SET EXERCISE: Transcribe all of the material exactly, except for its pictures.

RECORDED DATA:
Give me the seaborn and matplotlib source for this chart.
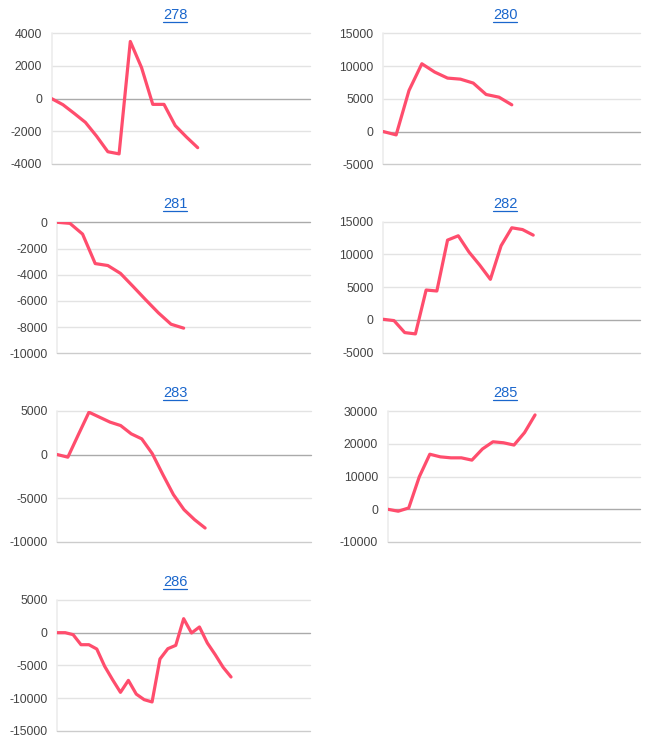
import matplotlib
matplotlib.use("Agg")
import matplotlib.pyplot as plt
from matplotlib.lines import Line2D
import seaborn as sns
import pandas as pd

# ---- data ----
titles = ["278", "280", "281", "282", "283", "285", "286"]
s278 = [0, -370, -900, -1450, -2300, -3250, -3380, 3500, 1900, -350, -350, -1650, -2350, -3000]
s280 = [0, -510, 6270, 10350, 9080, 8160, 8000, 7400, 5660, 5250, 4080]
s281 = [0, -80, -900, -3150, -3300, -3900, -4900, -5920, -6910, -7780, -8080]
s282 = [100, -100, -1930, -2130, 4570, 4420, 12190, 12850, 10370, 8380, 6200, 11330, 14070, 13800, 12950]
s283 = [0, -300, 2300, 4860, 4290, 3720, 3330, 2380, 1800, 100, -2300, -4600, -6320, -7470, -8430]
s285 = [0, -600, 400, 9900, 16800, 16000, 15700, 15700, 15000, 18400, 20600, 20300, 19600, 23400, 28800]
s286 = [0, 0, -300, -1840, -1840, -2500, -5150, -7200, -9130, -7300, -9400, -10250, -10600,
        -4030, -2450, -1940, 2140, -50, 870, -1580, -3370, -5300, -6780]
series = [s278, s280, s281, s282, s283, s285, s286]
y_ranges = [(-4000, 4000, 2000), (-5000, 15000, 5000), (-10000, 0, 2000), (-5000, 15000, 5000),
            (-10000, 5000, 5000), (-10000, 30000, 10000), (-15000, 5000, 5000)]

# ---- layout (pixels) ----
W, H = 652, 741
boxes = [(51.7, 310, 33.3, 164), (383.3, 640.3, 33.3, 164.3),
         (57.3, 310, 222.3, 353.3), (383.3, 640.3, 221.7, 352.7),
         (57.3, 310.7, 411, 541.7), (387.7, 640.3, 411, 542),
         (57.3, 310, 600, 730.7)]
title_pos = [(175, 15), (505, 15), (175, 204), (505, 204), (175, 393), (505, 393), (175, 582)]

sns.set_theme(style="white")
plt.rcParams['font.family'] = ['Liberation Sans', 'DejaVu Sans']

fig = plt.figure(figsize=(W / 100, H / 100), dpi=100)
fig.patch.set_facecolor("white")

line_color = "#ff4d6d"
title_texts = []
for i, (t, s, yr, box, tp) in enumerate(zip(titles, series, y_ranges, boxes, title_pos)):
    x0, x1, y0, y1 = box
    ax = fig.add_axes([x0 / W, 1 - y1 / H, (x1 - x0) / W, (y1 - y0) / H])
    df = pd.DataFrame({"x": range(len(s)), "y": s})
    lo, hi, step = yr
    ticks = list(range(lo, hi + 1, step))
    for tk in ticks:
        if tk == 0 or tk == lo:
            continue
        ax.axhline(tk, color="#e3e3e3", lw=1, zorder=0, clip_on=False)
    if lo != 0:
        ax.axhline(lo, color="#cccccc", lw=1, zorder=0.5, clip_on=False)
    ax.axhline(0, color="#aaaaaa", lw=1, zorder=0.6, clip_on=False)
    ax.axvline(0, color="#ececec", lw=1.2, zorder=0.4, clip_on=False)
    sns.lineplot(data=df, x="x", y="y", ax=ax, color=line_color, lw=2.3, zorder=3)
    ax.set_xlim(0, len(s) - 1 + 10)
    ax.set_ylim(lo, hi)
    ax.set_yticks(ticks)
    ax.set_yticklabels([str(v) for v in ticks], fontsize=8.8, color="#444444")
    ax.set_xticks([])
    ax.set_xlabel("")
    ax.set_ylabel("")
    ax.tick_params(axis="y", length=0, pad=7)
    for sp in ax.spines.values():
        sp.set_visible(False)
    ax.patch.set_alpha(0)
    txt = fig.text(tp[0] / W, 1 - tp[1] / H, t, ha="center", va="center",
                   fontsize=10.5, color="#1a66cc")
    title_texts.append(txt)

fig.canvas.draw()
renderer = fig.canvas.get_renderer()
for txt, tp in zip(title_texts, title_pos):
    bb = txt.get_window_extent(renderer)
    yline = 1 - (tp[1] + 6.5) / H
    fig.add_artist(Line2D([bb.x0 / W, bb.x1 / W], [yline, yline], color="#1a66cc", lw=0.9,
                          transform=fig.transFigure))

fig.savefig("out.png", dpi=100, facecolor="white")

REPLY:
Give me the seaborn and matplotlib source for this chart.
import matplotlib
matplotlib.use("Agg")
import matplotlib.pyplot as plt
from matplotlib.lines import Line2D
import seaborn as sns
import pandas as pd

# ---- data ----
titles = ["278", "280", "281", "282", "283", "285", "286"]
s278 = [0, -370, -900, -1450, -2300, -3250, -3380, 3500, 1900, -350, -350, -1650, -2350, -3000]
s280 = [0, -510, 6270, 10350, 9080, 8160, 8000, 7400, 5660, 5250, 4080]
s281 = [0, -80, -900, -3150, -3300, -3900, -4900, -5920, -6910, -7780, -8080]
s282 = [100, -100, -1930, -2130, 4570, 4420, 12190, 12850, 10370, 8380, 6200, 11330, 14070, 13800, 12950]
s283 = [0, -300, 2300, 4860, 4290, 3720, 3330, 2380, 1800, 100, -2300, -4600, -6320, -7470, -8430]
s285 = [0, -600, 400, 9900, 16800, 16000, 15700, 15700, 15000, 18400, 20600, 20300, 19600, 23400, 28800]
s286 = [0, 0, -300, -1840, -1840, -2500, -5150, -7200, -9130, -7300, -9400, -10250, -10600,
        -4030, -2450, -1940, 2140, -50, 870, -1580, -3370, -5300, -6780]
series = [s278, s280, s281, s282, s283, s285, s286]
y_ranges = [(-4000, 4000, 2000), (-5000, 15000, 5000), (-10000, 0, 2000), (-5000, 15000, 5000),
            (-10000, 5000, 5000), (-10000, 30000, 10000), (-15000, 5000, 5000)]

# ---- layout (pixels) ----
W, H = 652, 741
boxes = [(51.7, 310, 33.3, 164), (383.3, 640.3, 33.3, 164.3),
         (57.3, 310, 222.3, 353.3), (383.3, 640.3, 221.7, 352.7),
         (57.3, 310.7, 411, 541.7), (387.7, 640.3, 411, 542),
         (57.3, 310, 600, 730.7)]
title_pos = [(175, 15), (505, 15), (175, 204), (505, 204), (175, 393), (505, 393), (175, 582)]

sns.set_theme(style="white")
plt.rcParams['font.family'] = ['Liberation Sans', 'DejaVu Sans']

fig = plt.figure(figsize=(W / 100, H / 100), dpi=100)
fig.patch.set_facecolor("white")

line_color = "#ff4d6d"
title_texts = []
for i, (t, s, yr, box, tp) in enumerate(zip(titles, series, y_ranges, boxes, title_pos)):
    x0, x1, y0, y1 = box
    ax = fig.add_axes([x0 / W, 1 - y1 / H, (x1 - x0) / W, (y1 - y0) / H])
    df = pd.DataFrame({"x": range(len(s)), "y": s})
    lo, hi, step = yr
    ticks = list(range(lo, hi + 1, step))
    for tk in ticks:
        if tk == 0 or tk == lo:
            continue
        ax.axhline(tk, color="#e3e3e3", lw=1, zorder=0, clip_on=False)
    if lo != 0:
        ax.axhline(lo, color="#cccccc", lw=1, zorder=0.5, clip_on=False)
    ax.axhline(0, color="#aaaaaa", lw=1, zorder=0.6, clip_on=False)
    ax.axvline(0, color="#ececec", lw=1.2, zorder=0.4, clip_on=False)
    sns.lineplot(data=df, x="x", y="y", ax=ax, color=line_color, lw=2.3, zorder=3)
    ax.set_xlim(0, len(s) - 1 + 10)
    ax.set_ylim(lo, hi)
    ax.set_yticks(ticks)
    ax.set_yticklabels([str(v) for v in ticks], fontsize=8.8, color="#444444")
    ax.set_xticks([])
    ax.set_xlabel("")
    ax.set_ylabel("")
    ax.tick_params(axis="y", length=0, pad=7)
    for sp in ax.spines.values():
        sp.set_visible(False)
    ax.patch.set_alpha(0)
    txt = fig.text(tp[0] / W, 1 - tp[1] / H, t, ha="center", va="center",
                   fontsize=10.5, color="#1a66cc")
    title_texts.append(txt)

fig.canvas.draw()
renderer = fig.canvas.get_renderer()
for txt, tp in zip(title_texts, title_pos):
    bb = txt.get_window_extent(renderer)
    yline = 1 - (tp[1] + 6.5) / H
    fig.add_artist(Line2D([bb.x0 / W, bb.x1 / W], [yline, yline], color="#1a66cc", lw=0.9,
                          transform=fig.transFigure))

fig.savefig("out.png", dpi=100, facecolor="white")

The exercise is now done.